CASTELOS DE AREIA

Sou um sujeito contido, até demais. Mas, com a idade, a gente vai se soltando aos poucos. Hoje, ao tomar ciência e ver as primeiras fotos do incêndio da NOTRE DAME DE PARIS, eu chorei. Chorei por Paris, pela Humanidade e, sobretudo, por mim mesmo, por perder total ou parcialmente referências importantes de vida. Quando ocorreu o incêndio do Mercado Público aqui de Porto Alegre, fiquei abalado, por sorte já ocorreu a recuperação, ainda que, hoje em dia, muito raramente o freqüente.
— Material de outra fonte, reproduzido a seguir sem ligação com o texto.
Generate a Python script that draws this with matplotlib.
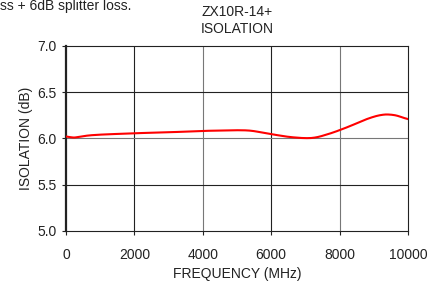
import numpy as np
import matplotlib
matplotlib.use("Agg")
from matplotlib import pyplot as plt

plt.rcParams['font.family'] = ['Liberation Sans', 'DejaVu Sans']

# isolation curve
freq = [10, 100, 300, 600, 1000, 2000, 3000, 4000, 5000, 5400, 6000, 6500, 7000, 7300, 7800, 8300, 8800, 9200, 9500, 9800, 10000]
isolation = [6.03, 6.00, 6.01, 6.03, 6.04, 6.055, 6.065, 6.08, 6.088, 6.085, 6.045, 6.015, 6.0, 6.005, 6.06, 6.13, 6.21, 6.255, 6.26, 6.235, 6.20]

xticks = [0, 2000, 4000, 6000, 8000, 10000]
yticks = [5.0, 5.5, 6.0, 6.5, 7.0]

fig = plt.figure(figsize=(4.4, 2.82), dpi=100)
ax = fig.add_axes([0.15, 0.181, 0.777, 0.657])

# smooth curve through read points
xs = np.linspace(freq[0], freq[-1], 400)
ys = np.interp(xs, freq, isolation)
k = np.ones(15) / 15
ys_s = np.convolve(np.pad(ys, 7, mode='edge'), k, mode='valid')
ax.plot(xs, ys_s, color='#ff0000', lw=1.5, zorder=3)

for i, x in enumerate(xticks[1:-1]):
    ax.axvline(x, color='#222222' if i % 2 == 0 else '#777777', lw=0.8, zorder=1)
for y in [5.5, 6.0, 6.5]:
    ax.axhline(y, color='#777777' if y == 6.0 else '#222222', lw=0.8, zorder=1)

ax.set_xlim(0, 10000)
ax.set_ylim(5.0, 7.0)
ax.set_xticks(xticks)
ax.set_yticks(yticks)
ax.set_yticklabels(['%.1f' % v for v in yticks])
ax.tick_params(labelsize=10, length=3, width=0.8, color='#222222', labelcolor='#222222')
ax.tick_params(axis='x', pad=9)
ax.tick_params(axis='y', pad=4)
for s in ax.spines.values():
    s.set_linewidth(0.8)
    s.set_color('#222222')
ax.spines['left'].set_linewidth(1.6)

ax.set_xlabel('FREQUENCY (MHz)', fontsize=10, color='#222222', labelpad=4)
ax.set_ylabel('ISOLATION (dB)', fontsize=10, color='#222222', labelpad=3)
ax.set_title('ZX10R-14+\nISOLATION', fontsize=10, color='#222222', pad=9, linespacing=1.3)

fig.text(131 / 440, 1 - 6 / 282, 'ss + 6dB splitter loss.', ha='right', va='center',
         fontsize=10, color='#222222')

fig.savefig('out.png', dpi=100)
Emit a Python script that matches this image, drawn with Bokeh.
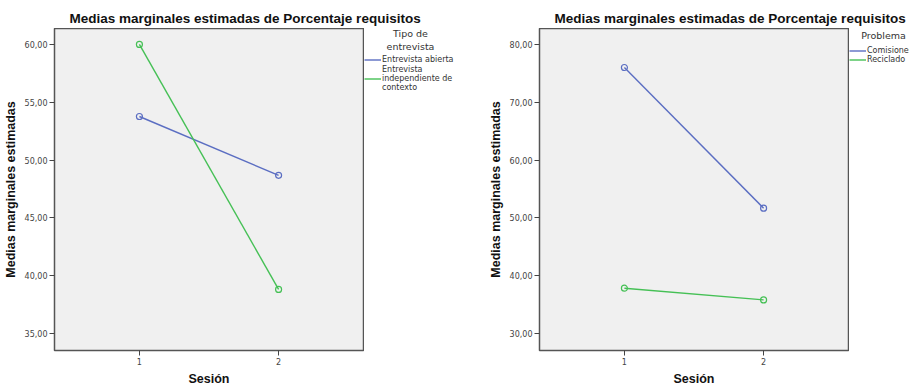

Fiquei realmente triste quando, no balneário de Xangri-lá, onde nem mais casa tenho, fechou o armazém do Borba. Ficaria arrasado se pegasse fogo na Igreja de Encantado, que há muitos anos não visito. Fico chateado quando fecha um boteco qualquer aqui pela minha região urbana em que resido. Ora, quando tinha trinta ou quarenta anos, poderia lamentar um pouco, mas logo esqueceria e no dia posterior já encontraria alternativa equivalente, e tudo bem. A partir de certo tempo de vida, algumas coisas banais para os mais jovens (ainda bem), mexem com o fenômeno da identificação dos que, inexoravelmente, têm a existência social mais “afunilada”, quer dizer, mais restrita. Por isto, tantos veteranos em constantes viagens, academias de ginástica ou de dança, cachaça nos botecos, carteados, bingos clandestinos, jogo de damas ou dominó na Praça da Alfândega. Alternativas absolutamente válidas e importantes. Para quem gosta e pode. Cada um no seu quadrado, o meu prazer é escrever, ler, assistir a filmes, conviver com filhos e netos quando possível, curtir Gramado e muito eventualmente viajar, mas apenas para determinados destinos. Sem falar nos cachorrinhos. Quem se envolve muito no dia a dia, talvez não sinta tanto esta perda de raízes e referências. Ótimo, mas não é o meu caso. Há vários anos tenho me adaptado ao novo mundo, mas sinto bastante quando perco bases que relembram o que já vivi e o que já fui, pois isto, sim, transmite sensações de solidão, que demandam hiperatividade para combater. Prefiro um bom vinho tinto.